The Prime Minister is telling us that the National Broadband Network is too important to be delayed and too important for this parliament to be detained for a few days by 400 pages of evidence. Let us not forget the last time this government came into this parliament and said that a policy was too important to be delayed, to be subjected to scrutiny and to be subjected to evidence—the pink batts program. We all know what the pink batts program did: there were hundreds of house fires and there were deaths. Another policy that was also too important to be delayed was the school halls program. We all know what happened there: $16 billion was spent on $8 billion worth of value, if we are lucky. This is a government which rushes into things and makes decisions without subjecting them to the proper scrutiny that responsible government decisions need.
Let me make this prediction to the House: the National Broadband Network will turn out to be the school halls program on steroids. The school hall program wasted $8 billion. As it is currently constituted, the National Broadband Network could easily end up wasting tens of billions of dollars. No responsible parliament could make a decision of that nature without access to all the evidence that is currently available. The business case is currently available. I say to the Prime Minister and the government, and to the people and the parliament of this country: the business case must be released before the decision is made.
I could argue at this time the merits of the National Broadband Network. I could talk about the error of replacing a competitive market, which has driven down prices, with a government monopoly that is certain to raise prices. I could argue the mistake of spending $11 billion to buy the Telstra copper line network only to close it down. I could argue the folly of stringing out $43 billion worth of cable on power poles that will desecrate the garden suburbs of our cities and towns. I could argue all these things, but now is not the time to argue the merits or demerits of the National Broadband Network; now is the time to say that decisions should not be made until we have the evidence before us. The government has the evidence. It should give the evidence to the parliament and let the parliament make the most informed decision that it can.
In the end, this is not about the quality of the National Broadband Network; this is about the quality of the decision making of this parliament.

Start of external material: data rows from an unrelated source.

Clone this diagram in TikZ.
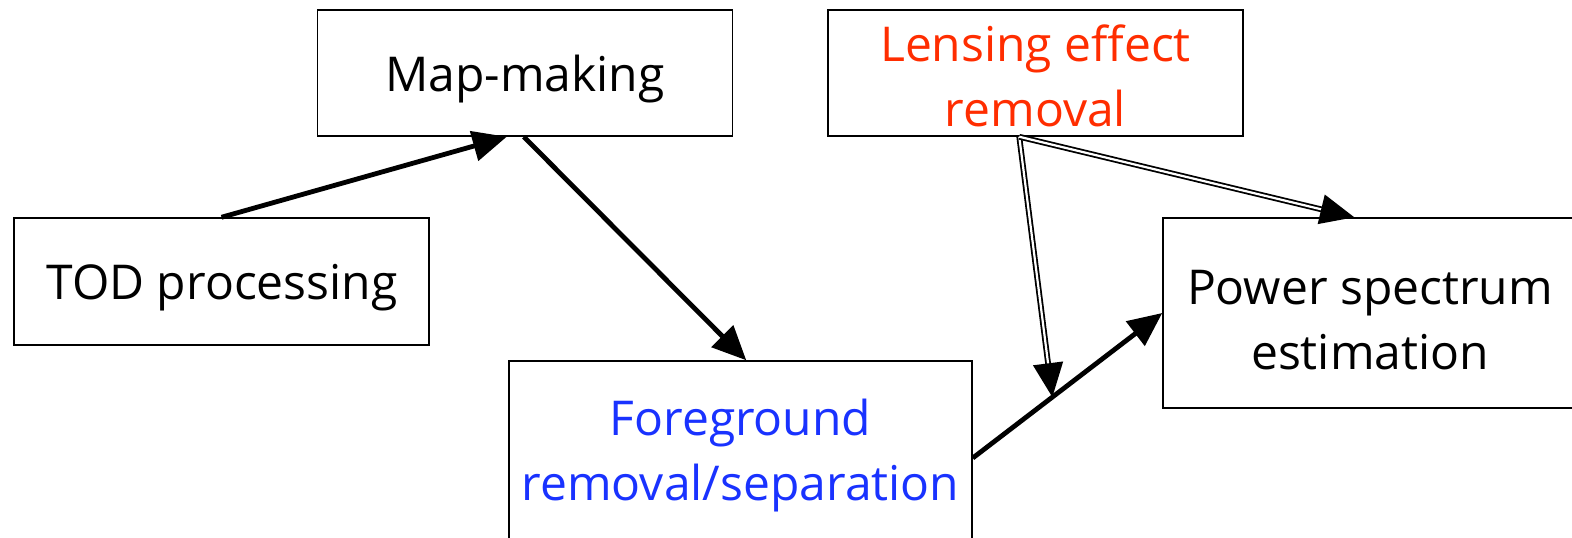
\documentclass[tikz,border=0pt]{standalone}
\usepackage{fontspec}
\setmainfont{Open Sans}
\usetikzlibrary{arrows.meta,calc}
\definecolor{lensred}{RGB}{255,45,0}
\definecolor{fgblue}{RGB}{25,50,255}
\begin{document}
\begin{tikzpicture}[x=0.5pt,y=-0.5pt,
  box/.style={draw, line width=0.75pt, inner sep=0pt},
  boxtext/.style={align=center, inner sep=0pt,
    font=\fontsize{24}{32.5}\selectfont},
  flow/.style={line width=2.4pt, -{Triangle[length=17pt,width=15pt]}},
  dflow/.style={line width=0.9pt, double, double distance=1.1pt,
    -{Triangle[length=17pt,width=15pt]}}]
\useasboundingbox (0,0) rectangle (1572,537);
\clip (0,0) rectangle (1572,537);
% process boxes
\node[box, minimum width=207.5pt, minimum height=63pt] (map) at (525,73) {};
\node[box, minimum width=207.5pt, minimum height=63pt] (lens) at (1035.5,73) {};
\node[box, minimum width=207.5pt, minimum height=63.5pt] (tod) at (221.5,281.5) {};
\node[box, minimum width=207pt, minimum height=95pt] (pow) at (1370,313) {};
\node[box, minimum width=231.5pt, minimum height=92pt] (fg) at (740.5,453) {};
% box labels
\node[boxtext] (maptext) at (525,79) {Map-making};
\node[boxtext, text=lensred] (lenstext) at (1035.5,76) {Lensing effect\\removal};
\node[boxtext] (todtext) at (222,288) {TOD processing};
\node[boxtext] (powtext) at (1370,320) {Power spectrum\\estimation};
\node[boxtext, text=fgblue] (fgtext) at (740.5,456) {Foreground\\removal/separation};
% connection points
\coordinate (fgout) at ($(fg.east)+(0,5)$);
\coordinate (powin) at (pow.west);
\coordinate (meet) at ($(fgout)!0.42!(powin)$);
\coordinate (lensout) at ($(lens.south west)+(192,0)$);
% connectors
\draw[flow] (tod.north) -- ($(map.south west)+(190,0)$);
\draw[flow] ($(map.south west)+(207,0)$) -- ($(fg.north west)+(238,0)$);
\draw[flow] (fgout) -- (powin);
\draw[dflow] (lensout) -- (meet);
\draw[dflow] (lensout) -- ($(pow.north west)+(192,0)$);
\end{tikzpicture}
\end{document}
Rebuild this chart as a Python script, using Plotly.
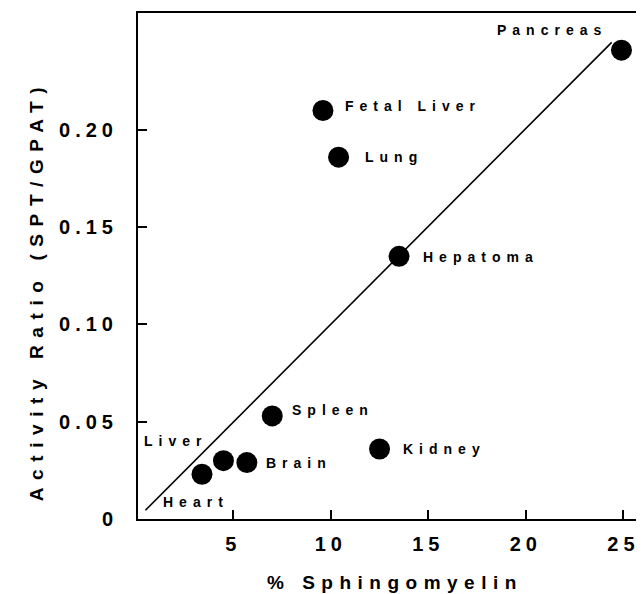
import plotly.graph_objects as go

# Data
tissues = ["Heart", "Liver", "Brain", "Spleen", "Kidney", "Hepatoma", "Fetal Liver", "Lung", "Pancreas"]
sphingomyelin = [3.4, 4.5, 5.7, 7.0, 12.5, 13.5, 9.6, 10.4, 24.9]
activity_ratio = [0.023, 0.030, 0.029, 0.053, 0.036, 0.135, 0.210, 0.186, 0.241]
fit_x = [0.5, 24.4]
fit_y = [0.0045, 0.245]
x_ticks = [5, 10, 15, 20, 25]
x_ticktext = ["5", "10", "15", "20", "25"]
y_ticks = [0, 0.05, 0.10, 0.15, 0.20]
y_ticktext = ["0", "0.05", "0.10", "0.15", "0.20"]
x_title = "% Sphingomyelin"
y_title = "Activity Ratio (SPT/GPAT)"

# label offsets (px): xshift, yshift, xanchor
label_pos = {
    "Heart": (-6, -28, "center"),
    "Liver": (-14, 20, "right"),
    "Brain": (17, 0, "left"),
    "Spleen": (18, 6, "left"),
    "Kidney": (21, 0, "left"),
    "Hepatoma": (22, -1, "left"),
    "Fetal Liver": (20, 4, "left"),
    "Lung": (24, 0, "left"),
    "Pancreas": (-12, 20, "right"),
}

FONT = "Liberation Sans, Arial, Helvetica, sans-serif"

def sp(t, s):
    return '<span style="letter-spacing:%gpx">%s</span>' % (s, t)

fig = go.Figure()
fig.add_trace(go.Scatter(x=fit_x, y=fit_y, mode="lines",
                         line=dict(color="black", width=1.6), hoverinfo="skip"))
fig.add_trace(go.Scatter(x=sphingomyelin, y=activity_ratio, mode="markers",
                         marker=dict(color="black", size=21, line=dict(width=0)),
                         text=tissues))

for t, xv, yv in zip(tissues, sphingomyelin, activity_ratio):
    xs, ys, xa = label_pos[t]
    fig.add_annotation(x=xv, y=yv, text=sp(t, 6), showarrow=False,
                       xanchor=xa, yanchor="middle", xshift=xs, yshift=ys,
                       font=dict(family=FONT, size=14, color="black", weight="bold"))

# axis titles as annotations
fig.add_annotation(xref="paper", yref="paper", x=0.512, y=0, yshift=-63,
                   text=sp(x_title, 6.5), showarrow=False, xanchor="center", yanchor="middle",
                   font=dict(family=FONT, size=19, color="black", weight="bold"))
fig.add_annotation(xref="paper", yref="paper", x=0, xshift=-102, y=0.452,
                   text=sp(y_title, 7.6), showarrow=False, textangle=-90,
                   xanchor="center", yanchor="middle",
                   font=dict(family=FONT, size=19, color="black", weight="bold"))

axis_common = dict(showline=True, linecolor="black", linewidth=2, mirror=True,
                   ticks="inside", ticklen=9, tickwidth=1.5, tickcolor="black",
                   showgrid=False, zeroline=False, automargin=False,
                   tickfont=dict(family=FONT, size=20, color="black", weight="bold"))

fig.update_xaxes(range=[0.12, 25.85], tickvals=x_ticks,
                 ticktext=[sp(t, 5) for t in x_ticktext],
                 ticklabelstandoff=6,
                 **axis_common)
fig.update_yaxes(range=[0, 0.2601], tickvals=y_ticks,
                 ticktext=[sp(t, 5) for t in y_ticktext],
                 ticklabelstandoff=14,
                 **axis_common)

# page body has an 8px default margin, so margins compensate for it
fig.update_layout(width=644, height=594, showlegend=False,
                  plot_bgcolor="white", paper_bgcolor="white",
                  margin=dict(l=130, r=12, t=5, b=83))

fig.write_html("out.html")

I say to every member of this parliament, including members who support the National Broadband Network but do not necessarily trust the decision-making processes of this government, here is a chance today to try to ensure that this parliament actually is its best self, that this parliament actually rises above the ordinary argy-bargy of politics and says, ‘Let’s for once try to make a decision that is truly based on the best evidence available.’
The Prime Minister has spoken at length today about the fact that an implementation study was published. I congratulate the Prime Minister. I think it is good that there was an implementation study. I think it is great that the government published that implementation study. But there is more, Prime Minister. There is now a business case over and above the implementation study. If you think it is good to publish the implementation study and argue for the National Broadband Network based on the implementation study, why not publish the business case too? Why not allow this parliament to make the extraordinary decision to spend $43 billion worth of public money—more money than was ever spent on the Snowy Mountains scheme, by far the biggest investment ever made in this country by a government agency—on all the evidence, and on the best evidence, available?
What do this government and this Prime Minister have to hide? Has she read the 400-page study? Maybe it is beyond her? Maybe she has and it undermines the government’s case? Maybe she has not and she just does not trust us, the parliament, with the study? I do not know the answer to that question. I just think that whatever this parliament is to decide on the National Broadband Network it will be far better decided if we have all the evidence available. I think this parliament is intelligent and discriminating enough to be able to make a sensible decision, and it will be a more sensible decision the more evidence we have. Give us the evidence. Do not expect us to make a decision without the evidence. What is wrong with a government which tries to ramrod and steamroll the parliament into making the most important decision of this term of parliament without the evidence? Let the sunlight in, and give us the evidence. Let the sun shine on the business case for the National Broadband Network and, if that is not possible for this government, may the judgment of Senator Faulkner echo around this chamber again and again that this is a government which is long on cunning but very short on courage. It does not have the courage to produce the evidence for its own policy.